Overview of the Chapters
Chapter 1 provides an overview of the broad and deep Amazon AI and ML stack, an enormously powerful and diverse set of services, open source libraries, and infrastructure to use for data science projects of any complexity and scale.
Chapter 2 describes how to apply the Amazon AI and ML stack to real-world use cases for recommendations, computer vision, fraud detection, natural language understanding (NLU), conversational devices, cognitive search, customer support, industrial predictive maintenance, home automation, Internet of Things (IoT), healthcare, and quantum computing.

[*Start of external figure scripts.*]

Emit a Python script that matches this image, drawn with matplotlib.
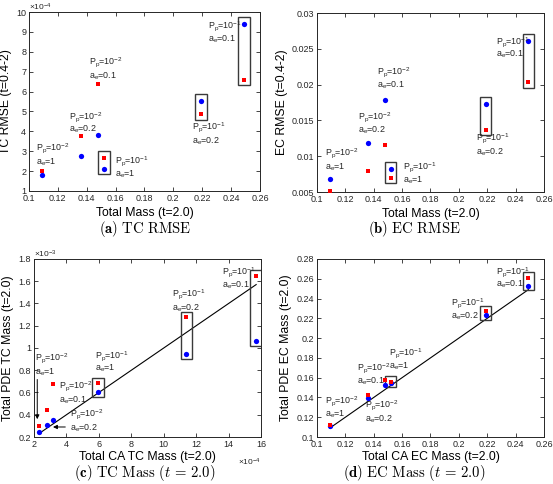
import numpy as np
import matplotlib
matplotlib.use("Agg")
import matplotlib.pyplot as plt
from matplotlib.patches import Rectangle
from matplotlib.ticker import FuncFormatter

# ----------------------
# DATA
# ----------------------
# total mass at t=2.0 for the six runs (order: Pp=1e-2 ae=1,0.2,0.1 / Pp=1e-1 ae=1,0.2,0.1)
total_mass = [0.109, 0.136, 0.148, 0.152, 0.219, 0.249]

tc_rmse_blue = [1.78e-4, 2.78e-4, 3.80e-4, 2.12e-4, 5.50e-4, 9.40e-4]
tc_rmse_red = [2.00e-4, 3.78e-4, 6.40e-4, 2.65e-4, 4.85e-4, 6.60e-4]

ec_rmse_blue = [0.0068, 0.0118, 0.0178, 0.0082, 0.0173, 0.0261]
ec_rmse_red = [0.0051, 0.0080, 0.0116, 0.0070, 0.0137, 0.0203]

tc_ca_mass = [2.30e-4, 2.80e-4, 3.17e-4, 5.95e-4, 11.4e-4, 15.7e-4]
tc_pde_blue = [0.245e-3, 0.308e-3, 0.356e-3, 0.603e-3, 0.943e-3, 1.063e-3]
tc_pde_red = [0.303e-3, 0.447e-3, 0.672e-3, 0.681e-3, 1.277e-3, 1.650e-3]

ec_ca_mass = [0.109, 0.136, 0.148, 0.152, 0.219, 0.249]
ec_pde_blue = [0.111, 0.139, 0.153, 0.155, 0.223, 0.253]
ec_pde_red = [0.112, 0.142, 0.158, 0.156, 0.227, 0.261]

pp_labels = ["10$^{-2}$", "10$^{-2}$", "10$^{-2}$", "10$^{-1}$", "10$^{-1}$", "10$^{-1}$"]
ae_labels = ["1", "0.2", "0.1", "1", "0.2", "0.1"]
boxed = [3, 4, 5]

# ----------------------
# STYLE
# ----------------------
plt.rcParams["font.family"] = ["Liberation Sans", "DejaVu Sans"]
plt.rcParams["mathtext.fontset"] = "custom"
plt.rcParams["mathtext.rm"] = "Liberation Sans"
plt.rcParams["mathtext.it"] = "Liberation Sans:italic"
plt.rcParams["mathtext.bf"] = "Liberation Sans:bold"

AX_COL = "#262626"
BLUE = "#0000ff"
RED = "#ff0000"
BOX_COL = "#3a3a3a"
TXT = 6.4
LAB = 8.8


def style_axes(ax, xlim, xticks, ylim, yticks, xscale=1.0, yscale=1.0):
    ax.set_xlim(*xlim)
    ax.set_ylim(*ylim)
    ax.set_xticks(xticks)
    ax.set_yticks(yticks)
    ax.xaxis.set_major_formatter(FuncFormatter(lambda v, _: "%g" % round(v / xscale, 6)))
    ax.yaxis.set_major_formatter(FuncFormatter(lambda v, _: "%g" % round(v / yscale, 6)))
    ax.tick_params(direction="in", top=True, right=True, length=3, width=0.6,
                   labelsize=6.5, pad=2, colors=AX_COL)
    for s in ax.spines.values():
        s.set_color(AX_COL)
        s.set_linewidth(0.7)


def draw_pairs(ax, x, blue, red):
    ax.plot(x, blue, "o", color=BLUE, markersize=3.8, markeredgewidth=0, zorder=3)
    ax.plot(x, red, "s", color=RED, markersize=2.7, markeredgewidth=0, zorder=3)


def draw_boxes(ax, x, blue, red, lo=0.03, hi=0.04, hw=0.025):
    x0, x1 = ax.get_xlim()
    y0, y1 = ax.get_ylim()
    for i in boxed:
        bot = min(blue[i], red[i]) - lo * (y1 - y0)
        top = max(blue[i], red[i]) + hi * (y1 - y0)
        w = hw * (x1 - x0)
        ax.add_patch(Rectangle((x[i] - w, bot), 2 * w, top - bot, fill=False,
                               edgecolor=BOX_COL, linewidth=1.0, zorder=2))


def draw_labels(ax, pos):
    for i, (tx, ty_p, ty_a) in enumerate(pos):
        ax.text(tx, ty_p, "P$_{\\rm p}$=" + pp_labels[i], fontsize=TXT, color=AX_COL, va="center")
        ax.text(tx, ty_a, "a$_{\\rm e}$=" + ae_labels[i], fontsize=TXT, color=AX_COL, va="center")


fig = plt.figure(figsize=(5.53, 4.84), dpi=100)
ax_a = fig.add_axes([0.0524, 0.6054, 0.4177, 0.3698])
ax_b = fig.add_axes([0.5732, 0.6033, 0.4105, 0.3698])
ax_c = fig.add_axes([0.0615, 0.0971, 0.4105, 0.3678])
ax_d = fig.add_axes([0.5732, 0.0971, 0.4105, 0.3678])

mass_ticks = np.arange(0.1, 0.261, 0.02)

# --- (a) TC RMSE
style_axes(ax_a, (0.1, 0.26), mass_ticks, (1e-4, 10e-4), np.arange(1, 11) * 1e-4, yscale=1e-4)
draw_pairs(ax_a, total_mass, tc_rmse_blue, tc_rmse_red)
draw_boxes(ax_a, total_mass, tc_rmse_blue, tc_rmse_red)
draw_labels(ax_a, [(0.1046, 3.18e-4, 2.47e-4), (0.1277, 4.74e-4, 4.1e-4), (0.1416, 7.47e-4, 6.77e-4),
                   (0.1594, 2.48e-4, 1.84e-4), (0.2126, 4.19e-4, 3.48e-4), (0.2237, 9.3e-4, 8.62e-4)])
ax_a.text(0.0, 1.01, "\u00d710$^{-4}$", transform=ax_a.transAxes, fontsize=6, color=AX_COL)
ax_a.set_xlabel("Total Mass (t=2.0)", fontsize=LAB, labelpad=3)
ax_a.set_ylabel("TC RMSE (t=0.4-2)", fontsize=LAB, labelpad=3)

# --- (b) EC RMSE
style_axes(ax_b, (0.1, 0.26), mass_ticks, (0.005, 0.03), np.arange(0.005, 0.0301, 0.005))
draw_pairs(ax_b, total_mass, ec_rmse_blue, ec_rmse_red)
draw_boxes(ax_b, total_mass, ec_rmse_blue, ec_rmse_red)
draw_labels(ax_b, [(0.1056, 0.01037, 0.0085), (0.1286, 0.01551, 0.01365), (0.142, 0.0218, 0.01995),
                   (0.1608, 0.0085, 0.00664), (0.2124, 0.01248, 0.0106), (0.226, 0.026, 0.0243)])
ax_b.set_xlabel("Total Mass (t=2.0)", fontsize=LAB, labelpad=3)
ax_b.set_ylabel("EC RMSE (t=0.4-2)", fontsize=LAB, labelpad=3)

# --- (c) TC Mass
style_axes(ax_c, (2e-4, 16e-4), np.arange(2, 17, 2) * 1e-4, (0.2e-3, 1.8e-3),
           np.arange(0.2, 1.81, 0.2) * 1e-3, xscale=1e-4, yscale=1e-3)
ax_c.plot([tc_ca_mass[0], tc_ca_mass[-1]], [tc_ca_mass[0], tc_ca_mass[-1]],
          color="black", linewidth=0.8, zorder=2)
draw_pairs(ax_c, tc_ca_mass, tc_pde_blue, tc_pde_red)
draw_boxes(ax_c, tc_ca_mass, tc_pde_blue, tc_pde_red, lo=0.028, hi=0.03)
draw_labels(ax_c, [(2.04e-4, 0.905e-3, 0.785e-3), (4.2e-4, 0.407e-3, 0.278e-3), (3.55e-4, 0.658e-3, 0.533e-3),
                   (5.76e-4, 0.928e-3, 0.815e-3), (10.54e-4, 1.487e-3, 1.358e-3), (13.59e-4, 1.68e-3, 1.56e-3)])
ax_c.annotate("", xy=(2.2e-4, 0.335e-3), xytext=(2.2e-4, 0.742e-3),
              arrowprops=dict(arrowstyle="-|>", color="black", lw=0.7, mutation_scale=6))
ax_c.annotate("", xy=(3.0e-4, 0.29e-3), xytext=(4.1e-4, 0.29e-3),
              arrowprops=dict(arrowstyle="-|>", color="black", lw=0.7, mutation_scale=6))
ax_c.text(0.0, 1.01, "\u00d710$^{-3}$", transform=ax_c.transAxes, fontsize=6, color=AX_COL)
ax_c.text(1.0, -0.11, "\u00d710$^{-4}$", transform=ax_c.transAxes, fontsize=6, color=AX_COL,
          ha="right", va="top")
ax_c.set_xlabel("Total CA TC Mass (t=2.0)", fontsize=LAB, labelpad=1.5)
ax_c.set_ylabel("Total PDE TC Mass (t=2.0)", fontsize=LAB, labelpad=3)

# --- (d) EC Mass
style_axes(ax_d, (0.1, 0.26), mass_ticks, (0.1, 0.28), np.arange(0.1, 0.281, 0.02))
ax_d.plot([ec_ca_mass[0], ec_ca_mass[-1]], [ec_ca_mass[0], ec_ca_mass[-1]],
          color="black", linewidth=0.8, zorder=2)
draw_pairs(ax_d, ec_ca_mass, ec_pde_blue, ec_pde_red)
draw_boxes(ax_d, ec_ca_mass, ec_pde_blue, ec_pde_red, lo=0.024, hi=0.032)
draw_labels(ax_d, [(0.1059, 0.136, 0.1226), (0.134, 0.1327, 0.1175), (0.128, 0.1698, 0.1563),
                   (0.1505, 0.1848, 0.1713), (0.1948, 0.2356, 0.2221), (0.2265, 0.267, 0.254)])
ax_d.set_xlabel("Total CA EC Mass (t=2.0)", fontsize=LAB, labelpad=1.5)
ax_d.set_ylabel("Total PDE EC Mass (t=2.0)", fontsize=LAB, labelpad=3)

# ----------------------
# CAPTIONS
# ----------------------
cap = dict(fontsize=10.6, ha="center", va="center", math_fontfamily="cm", color="black")
fig.text(0.262, 1 - 229 / 484, r"$\mathbf{(a)}\ \mathrm{TC\ RMSE}$", **cap)
fig.text(0.750, 1 - 229 / 484, r"$\mathbf{(b)}\ \mathrm{EC\ RMSE}$", **cap)
fig.text(0.262, 1 - 473 / 484, r"$\mathbf{(c)}\ \mathrm{TC\ Mass}\ (t\,=\,2.0)$", **cap)
fig.text(0.750, 1 - 473 / 484, r"$\mathbf{(d)}\ \mathrm{EC\ Mass}\ (t\,=\,2.0)$", **cap)

fig.savefig("out.png", dpi=100)
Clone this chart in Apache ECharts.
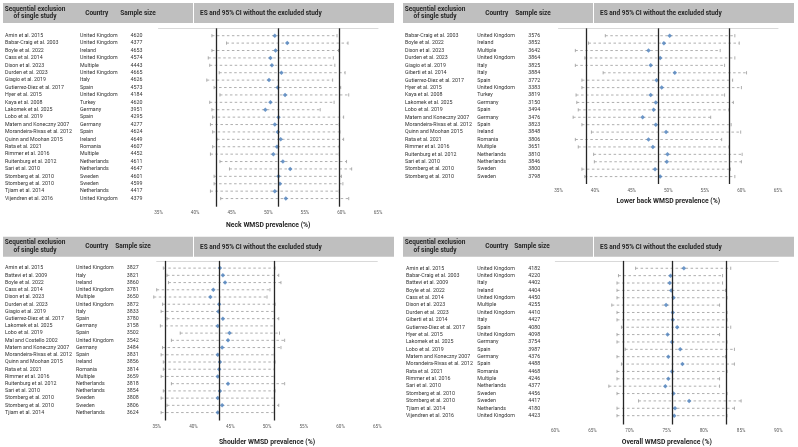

Chapter 3 demonstrates how to use AutoML to implement a specific subset of these use cases with SageMaker Autopilot.
Chapters 4–9 dive deep into the complete model development life cycle (MDLC) for a BERT-based NLP use case, including data ingestion and analysis, feature selection and engineering, model training and tuning, and model deployment with Amazon SageMaker, Amazon Athena, Amazon Redshift, Amazon EMR, TensorFlow, PyTorch, and serverless Apache Spark.
Chapter 10 ties everything together into repeatable pipelines using MLOps with SageMaker Pipelines, Kubeflow Pipelines, Apache Airflow, MLflow, and TFX.
Chapter 11 demonstrates real-time ML, anomaly detection, and streaming analytics on real-time data streams with Amazon Kinesis and Apache Kafka.
Chapter 12 presents a comprehensive set of security best practices for data science projects and workflows, including IAM, authentication, authorization, network isolation, data encryption at rest, post-quantum network encryption in transit, governance, and auditability.
Throughout the book, we provide tips to reduce cost and improve performance for data science projects on AWS.